2 Ga in het gedeelte Filters van Eigenschapcontrole op een van de volgende manieren te werk:
Als u een filter wilt toevoegen, klikt u op de knop Filter toevoegen en selecteert u een filter. U kunt met de
instellingen experimenteren totdat het object er naar wens uitziet.
Als u een filter wilt verwijderen, selecteert u het filter dat u uit de lijst van toegepaste filters wilt verwijderen en klikt
u op de knop Filter verwijderen . U kunt voorinstellingen verwijderen of de naam ervan wijzigen.
Filter kopiëren en plakken
1 Selecteer het object waarvan u een filter wilt kopiëren en selecteer het deelvenster Filters.
2 Selecteer het te kopiëren filter, klik op de knop Klembord en kies Selectie kopiëren in het pop-upmenu. Klik op
Alles kopiëren om alle filters te kopiëren.
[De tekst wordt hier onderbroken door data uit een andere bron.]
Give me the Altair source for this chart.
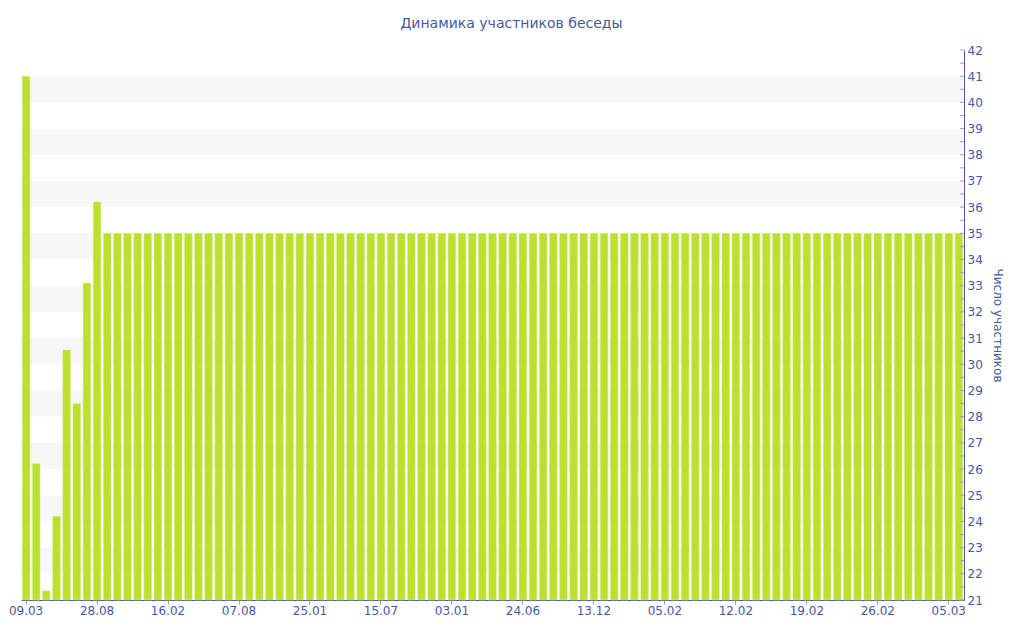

3 Selecteer het object waarop u het filter wilt toepassen, klik op de knop Klembord en kies Plakken in het pop-
upmenu.
Filtervoorinstelling toepassen op een object
1 Selecteer het object waarop u een filtervoorinstelling wilt toepassen en selecteer het tabblad Filter.
2 Klik op de knop Filter toevoegen en selecteer Voorinstellingen.
3
Selecteer de filtervoorinstelling die u wilt toepassen in de lijst met beschikbare voorinstellingen onder aan het menu.
Opmerking: Wanneer u een filtervoorinstelling op een object toepast, vervangt Flash alle filters die op dat moment op de
geselecteerde objecten zijn toegepast door de filters die in de voorinstelling worden gebruikt.
Filter dat is toegepast op een object, inschakelen of uitschakelen
Klik op het pictogram voor het in-/uitschakelen naast de filternaam in de filterlijst.